About four years later, ELCO Insurance Co Ltd (ELCO), a subrogee of Eli Lilly, brought a claim against Spirit to recover damages for the loss of the Pulmotil. Spirit moved for summary judgment on the ground that the one-year limitation period in the Hapag-Lloyd waybill barred ELCO's suit.
Held: Motion for summary judgment is granted.
ELCO contended that the Hapag-Lloyd waybill was void or unenforceable. In doing so, it relied on cases interpreting the Carmack Amendment, the statute that regulates domestic rail shipments. ELCO also argued that the Hapag-Lloyd waybill was void by its own terms. In particular, ELCO cited a clause in the waybill which provides that '[t]his Sea Waybill is issued for a contract of Carriage which is not covered by a Bill of Lading or similar document or [sic] title'. ELCO argued that, given 'the transportation of the Pulmotil was already covered by another bill of lading', the waybill was void. The Judge rejected this argument. The Carriage of Goods by Sea Act (COGSA) extends 'to contracts of carriage covered by a bill of lading or any similar document of title': 46 USC § 30701 (Note § 1(b)). In an obvious attempt to avoid the application of COGSA, the cited clause almost perfectly mirrored that language. The failure of this clause might establish that COGSA applied to the carriage, but not that the waybill was void. As an aside, the Judge noted that COGSA featured a one-year limitation provision that would bar ELCO's claim for the same reasons as the Hapag-Lloyd waybill's time-for-suit clause: 46 USC § 30701 (Note § 3(6)).

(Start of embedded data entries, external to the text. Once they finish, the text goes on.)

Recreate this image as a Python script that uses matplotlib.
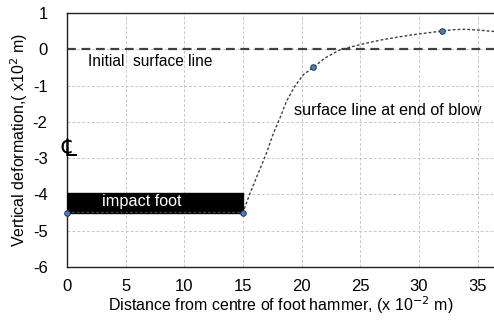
import matplotlib
matplotlib.use("Agg")
from matplotlib import pyplot as plt
from matplotlib.patches import Rectangle

plt.rcParams['font.family'] = ['Liberation Sans', 'DejaVu Sans']
plt.rcParams['axes.unicode_minus'] = False

# puntos medidos (marcadores)
x_puntos = [0, 15, 21, 32]
y_puntos = [-4.5, -4.5, -0.5, 0.5]

# linea de superficie al final del golpe
x_curva = [0, 15, 15.6, 16.3, 17.0, 17.6, 18.2, 18.7, 19.4, 20.15, 21.0, 22.0, 23.3,
           24.4, 25.8, 27.0, 28.3, 29.5, 30.7, 31.9, 33.0, 34.0, 35.0, 36.4]
y_curva = [-4.5, -4.5, -3.97, -3.42, -2.87, -2.31, -1.86, -1.44, -1.03, -0.70, -0.5, -0.24, -0.01,
           0.08, 0.19, 0.27, 0.34, 0.40, 0.45, 0.5, 0.54, 0.55, 0.53, 0.49]

# pie de impacto
pie_x = [0, 15]
pie_y = [-4.5, -3.95]

x_ticks = [0, 5, 10, 15, 20, 25, 30, 35]
y_ticks = [1, 0, -1, -2, -3, -4, -5, -6]

fig = plt.figure(figsize=(4.94, 3.24), dpi=100)
ax = fig.add_axes([0.1356, 0.176, 0.8644, 0.784])

ax.set_xlim(0, 36.4)
ax.set_ylim(-6, 1)
ax.set_xticks(x_ticks)
ax.set_yticks(y_ticks)
ax.grid(True, color='#c8c8c8', linestyle=(0, (3, 2)), linewidth=0.7)
ax.set_axisbelow(True)

# linea de superficie inicial
ax.axhline(0, color='#404040', linestyle=(0, (4, 2.5)), linewidth=1.6)

# pie de impacto
ax.add_patch(Rectangle((pie_x[0], pie_y[0]), pie_x[1] - pie_x[0], pie_y[1] - pie_y[0],
                       facecolor='black', edgecolor='black', zorder=3))

ax.plot(x_curva, y_curva, color='#404040', linestyle=(0, (2, 1.5)), linewidth=1.0, zorder=4)
ax.plot(x_puntos, y_puntos, linestyle='none', marker='o', markersize=4,
        markerfacecolor='#4a7fc1', markeredgecolor='#1f3550', markeredgewidth=0.7,
        zorder=5, clip_on=False)

ax.text(1.8, -0.33, 'Initial  surface line', fontsize=11.2, va='center', ha='left')
ax.text(19.35, -1.7, 'surface line at end of blow', fontsize=11.6, va='center', ha='left')
ax.text(3.0, -4.2, 'impact foot', fontsize=11.7, va='center', ha='left', color='white', zorder=6)
ax.text(0.15, -2.75, '\u2104', fontsize=17, va='center', ha='center', family=['DejaVu Sans'])

ax.spines['right'].set_visible(False)
for s in ['left', 'bottom', 'top']:
    ax.spines[s].set_color('#202020')
    ax.spines[s].set_linewidth(1.0)

ax.tick_params(length=0, labelsize=12)
ax.tick_params(axis='y', pad=14)
ax.tick_params(axis='x', pad=9)

ax.set_xlabel('Distance from centre of foot hammer, (x 10$^{-2}$ m)', fontsize=11.5, labelpad=0)
ax.set_ylabel('Vertical deformation,( x10$^{2}$ m)', fontsize=11.5, labelpad=2)

fig.savefig('out.png', dpi=100)
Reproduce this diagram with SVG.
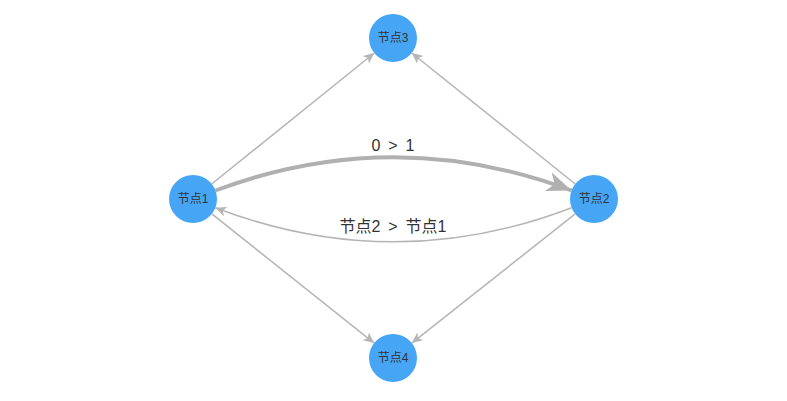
<svg xmlns="http://www.w3.org/2000/svg" width="787" height="401" viewBox="0 0 787 401">
  <style>
    .node circle { fill: #46a6f5; }
    .node text { font-family: "Liberation Sans", "Noto Sans CJK SC", sans-serif; font-size: 12px; fill: #333; text-anchor: middle; dominant-baseline: central; }
    .edge { fill: none; stroke: #b5b5b5; stroke-width: 1.5; }
    .edge.thick { stroke: #b0b0b0; stroke-width: 4; }
    .elabel { font-family: "Liberation Sans", "Noto Sans CJK SC", sans-serif; font-size: 16px; fill: #333; text-anchor: middle; word-spacing: 3.5px; }
  </style>
  <defs>
    <marker id="arrow" markerUnits="userSpaceOnUse" markerWidth="12" markerHeight="10" refX="11" refY="5" orient="auto">
      <path d="M0,0 L11,5 L0,10 L3,5 Z" fill="#b5b5b5"/>
    </marker>
    <marker id="arrow-big" markerUnits="userSpaceOnUse" markerWidth="26" markerHeight="20" refX="25" refY="10" orient="auto">
      <path d="M0,0 L25,10 L0,20 L7,10 Z" fill="#b0b0b0"/>
    </marker>
  </defs>

  <g id="connectors">
    <line class="edge" x1="211.7" y1="184" x2="374.3" y2="53" marker-end="url(#arrow)"/>
    <line class="edge" x1="575.3" y1="184" x2="411.7" y2="53" marker-end="url(#arrow)"/>
    <line class="edge" x1="211.8" y1="213.9" x2="374.2" y2="343.1" marker-end="url(#arrow)"/>
    <line class="edge" x1="575.2" y1="213.9" x2="411.8" y2="343.1" marker-end="url(#arrow)"/>
    <path class="edge thick" d="M215.4,190.5 Q393.5,124 571.6,190.5" marker-end="url(#arrow-big)"/>
    <path class="edge" d="M571.6,207.7 Q393.5,276 215.4,207.7" marker-end="url(#arrow)"/>
    <text class="elabel" x="393" y="151">0 &gt; 1</text>
    <text class="elabel" x="393" y="232">节点2 &gt; 节点1</text>
  </g>

  <g id="node1" class="node">
    <circle cx="193" cy="199" r="24"/>
    <text x="193" y="199">节点1</text>
  </g>
  <g id="node2" class="node">
    <circle cx="594" cy="199" r="24"/>
    <text x="594" y="199">节点2</text>
  </g>
  <g id="node3" class="node">
    <circle cx="393" cy="38" r="24"/>
    <text x="393" y="38">节点3</text>
  </g>
  <g id="node4" class="node">
    <circle cx="393" cy="358" r="24"/>
    <text x="393" y="358">节点4</text>
  </g>
</svg>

Applying the principles established in Norfolk S Ry Co v Kirby, 543 US 14, the Judge further held that the Hapag-Lloyd waybill bound ELCO: 'Kirby dictates that ELCO must honor the liability limitations outlined in the Hapag-Lloyd Waybill in a suit against Spirit'.
The Judge also rejected ELCO's argument, based on the common-law doctrine of unreasonable deviation, that the waybill's limitations provisions did not cover Spirit's storage of the Pulmotil. In applying that doctrine to COGSA, the Fifth and Eleventh Circuits have held that '[a]n unreasonable deviation does not prevent a carrier from invoking the one-year limitations period under [that Act]': Bunge Edible Oil Corp v M/Vs Torm Rask and Fort Steele, 949 F 2d 786, 788 (5th Cir 1992); see too Mesocap Ind Ltd v Torm Lines, 194 F 3d 1342, 1344 (11th Cir 1999). In any event, even if the doctrine of unreasonable deviation were to apply, it would not salvage ELCO's claim. What counts as a deviation depends on 'the scope of the carriage contract': Taisho Marine & Fire Ins Co v Maersk Line Inc, 796 F Supp 336, 340 (ND Ill 1992). The time-for-suit clause in the waybill dictated that 'the Carrier shall be discharged from all liability ... connected or related to the Carriage'. Given that broad language, no reasonable factfinder could classify the storage of the Pulmotil and removal of the placard from its container as unconnected to the carriage. Accordingly, Spirit did not unreasonably deviate from the waybill.
Finally, the Judge rejected ELCO's contention that the Hapag-Lloyd waybill's time-for-suit provision by its terms exonerated only negligent acts, not reckless or intentional ones.